** begin **

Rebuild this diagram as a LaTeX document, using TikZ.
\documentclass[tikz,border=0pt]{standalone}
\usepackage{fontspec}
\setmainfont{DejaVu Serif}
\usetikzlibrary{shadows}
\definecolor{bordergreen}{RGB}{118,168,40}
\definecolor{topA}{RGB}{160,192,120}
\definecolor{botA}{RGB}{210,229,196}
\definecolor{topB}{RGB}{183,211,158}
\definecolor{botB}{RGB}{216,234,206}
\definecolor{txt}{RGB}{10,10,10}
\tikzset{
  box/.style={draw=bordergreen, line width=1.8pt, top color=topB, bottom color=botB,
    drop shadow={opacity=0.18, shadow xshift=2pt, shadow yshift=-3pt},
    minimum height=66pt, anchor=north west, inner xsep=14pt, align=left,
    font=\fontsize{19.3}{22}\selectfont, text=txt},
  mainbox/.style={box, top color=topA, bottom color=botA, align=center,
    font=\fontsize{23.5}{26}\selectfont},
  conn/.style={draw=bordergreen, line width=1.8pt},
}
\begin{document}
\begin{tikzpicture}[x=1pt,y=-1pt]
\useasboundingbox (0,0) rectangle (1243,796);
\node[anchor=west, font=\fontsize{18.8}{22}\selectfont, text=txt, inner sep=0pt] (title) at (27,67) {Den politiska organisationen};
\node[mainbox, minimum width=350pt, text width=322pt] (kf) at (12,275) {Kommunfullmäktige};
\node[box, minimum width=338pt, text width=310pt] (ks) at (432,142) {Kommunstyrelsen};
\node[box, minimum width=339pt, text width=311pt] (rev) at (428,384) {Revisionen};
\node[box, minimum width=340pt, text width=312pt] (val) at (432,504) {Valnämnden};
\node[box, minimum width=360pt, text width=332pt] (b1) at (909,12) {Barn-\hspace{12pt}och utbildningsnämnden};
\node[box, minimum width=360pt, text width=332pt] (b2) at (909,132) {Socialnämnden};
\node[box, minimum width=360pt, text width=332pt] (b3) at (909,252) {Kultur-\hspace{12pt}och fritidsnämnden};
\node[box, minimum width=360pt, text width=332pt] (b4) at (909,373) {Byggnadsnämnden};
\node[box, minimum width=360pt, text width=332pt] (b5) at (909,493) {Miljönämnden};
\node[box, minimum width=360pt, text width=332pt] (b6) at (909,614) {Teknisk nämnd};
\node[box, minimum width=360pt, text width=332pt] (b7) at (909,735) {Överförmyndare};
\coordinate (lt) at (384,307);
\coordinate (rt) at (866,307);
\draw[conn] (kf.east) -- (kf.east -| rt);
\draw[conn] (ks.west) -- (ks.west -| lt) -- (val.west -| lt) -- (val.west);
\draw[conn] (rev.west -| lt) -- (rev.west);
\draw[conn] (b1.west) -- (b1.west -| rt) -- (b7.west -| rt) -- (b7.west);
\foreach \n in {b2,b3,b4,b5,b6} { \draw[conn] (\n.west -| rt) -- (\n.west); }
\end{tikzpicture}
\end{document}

** end **

Reproduce the listing above verbatim, from first line to last.

Rebuild this diagram as a LaTeX document, using TikZ.
\documentclass[tikz,border=0pt]{standalone}
\usepackage{fontspec}
\setmainfont{DejaVu Serif}
\usetikzlibrary{shadows}
\definecolor{bordergreen}{RGB}{118,168,40}
\definecolor{topA}{RGB}{160,192,120}
\definecolor{botA}{RGB}{210,229,196}
\definecolor{topB}{RGB}{183,211,158}
\definecolor{botB}{RGB}{216,234,206}
\definecolor{txt}{RGB}{10,10,10}
\tikzset{
  box/.style={draw=bordergreen, line width=1.8pt, top color=topB, bottom color=botB,
    drop shadow={opacity=0.18, shadow xshift=2pt, shadow yshift=-3pt},
    minimum height=66pt, anchor=north west, inner xsep=14pt, align=left,
    font=\fontsize{19.3}{22}\selectfont, text=txt},
  mainbox/.style={box, top color=topA, bottom color=botA, align=center,
    font=\fontsize{23.5}{26}\selectfont},
  conn/.style={draw=bordergreen, line width=1.8pt},
}
\begin{document}
\begin{tikzpicture}[x=1pt,y=-1pt]
\useasboundingbox (0,0) rectangle (1243,796);
\node[anchor=west, font=\fontsize{18.8}{22}\selectfont, text=txt, inner sep=0pt] (title) at (27,67) {Den politiska organisationen};
\node[mainbox, minimum width=350pt, text width=322pt] (kf) at (12,275) {Kommunfullmäktige};
\node[box, minimum width=338pt, text width=310pt] (ks) at (432,142) {Kommunstyrelsen};
\node[box, minimum width=339pt, text width=311pt] (rev) at (428,384) {Revisionen};
\node[box, minimum width=340pt, text width=312pt] (val) at (432,504) {Valnämnden};
\node[box, minimum width=360pt, text width=332pt] (b1) at (909,12) {Barn-\hspace{12pt}och utbildningsnämnden};
\node[box, minimum width=360pt, text width=332pt] (b2) at (909,132) {Socialnämnden};
\node[box, minimum width=360pt, text width=332pt] (b3) at (909,252) {Kultur-\hspace{12pt}och fritidsnämnden};
\node[box, minimum width=360pt, text width=332pt] (b4) at (909,373) {Byggnadsnämnden};
\node[box, minimum width=360pt, text width=332pt] (b5) at (909,493) {Miljönämnden};
\node[box, minimum width=360pt, text width=332pt] (b6) at (909,614) {Teknisk nämnd};
\node[box, minimum width=360pt, text width=332pt] (b7) at (909,735) {Överförmyndare};
\coordinate (lt) at (384,307);
\coordinate (rt) at (866,307);
\draw[conn] (kf.east) -- (kf.east -| rt);
\draw[conn] (ks.west) -- (ks.west -| lt) -- (val.west -| lt) -- (val.west);
\draw[conn] (rev.west -| lt) -- (rev.west);
\draw[conn] (b1.west) -- (b1.west -| rt) -- (b7.west -| rt) -- (b7.west);
\foreach \n in {b2,b3,b4,b5,b6} { \draw[conn] (\n.west -| rt) -- (\n.west); }
\end{tikzpicture}
\end{document}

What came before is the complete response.